Beberapa kota telah membatasi e-skuter untuk disewa sebagai tanggapan atas kritik ini. Montreal mengakhiri program percontohan e-skuter pada tahun 2019 karena terlalu banyak pengguna yang tidak mematuhi aturan. Kota-kota lain yang melarang e-skuter kemudian mengizinkan mereka kembali dengan persyaratan yang lebih ketat.
Otoritas Paris memberlakukan aturan ketat pada e-skuter mulai tahun 2019. Mereka kemudian membatasi jumlah operator menjadi tiga dan membatasi seberapa cepat e-skuter dapat melaju, di mana mereka dapat diparkir, dan siapa yang dapat mengendarainya.

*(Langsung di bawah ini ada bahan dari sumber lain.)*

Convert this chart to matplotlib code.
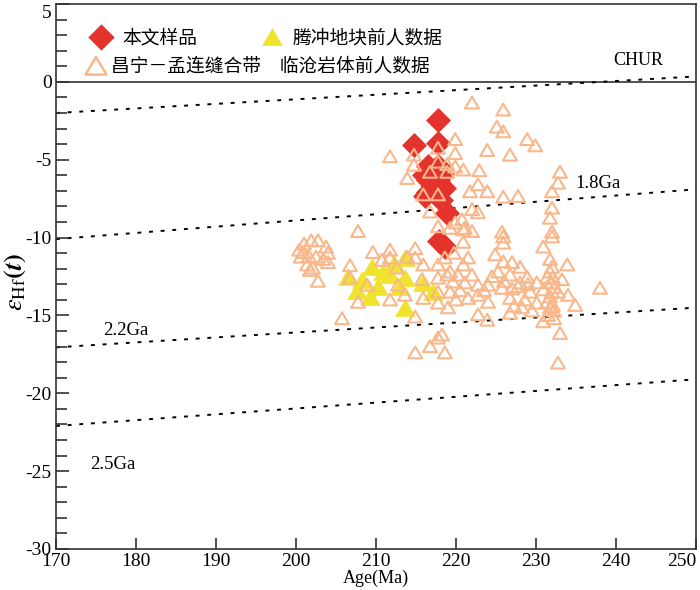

Itu tidak menghentikan pejabat kota dan beberapa penduduk mengeluh bahwa skuter merusak pemandangan dan bahaya keselamatan. Operator mengusulkan langkah-langkah keamanan tambahan tahun lalu -- termasuk verifikasi usia untuk pengendara dan janji untuk melengkapi lebih banyak skuter dengan pelat nomor agar polisi lebih mudah mengeluarkan tilang kepada pengendara yang melanggar peraturan lalu lintas. Namun pada bulan Januari, Hidalgo mengumumkan referendum tersebut dan mengatakan dia mendukung pelarangan.
Pemungutan suara berlangsung di tengah protes berminggu-minggu di Paris menentang proposal pemerintah Prancis untuk menaikkan usia pensiun minimum dari 62 menjadi 64. Pemungutan suara hari Minggu dilakukan hanya beberapa hari setelah pemogokan pekerja sanitasi berakhir dan tumpukan sampah yang menumpuk di jalan-jalan Paris dibersihkan.
Operator masih berharap mereka dapat membujuk Balai Kota sebelum September untuk menemukan pembatasan yang dapat diterima bagi armada mereka alih-alih menerapkan larangan besar-besaran.
Setelah memberikan suara mereka pada hari Minggu, para pemilih muncul di sore Paris yang kelabu dan dingin. Seorang pria berjalan menuruni tangga dan menuju seorang wanita dan anaknya.
"Ayo pergi," katanya. "Mari kita ambil beberapa skuter."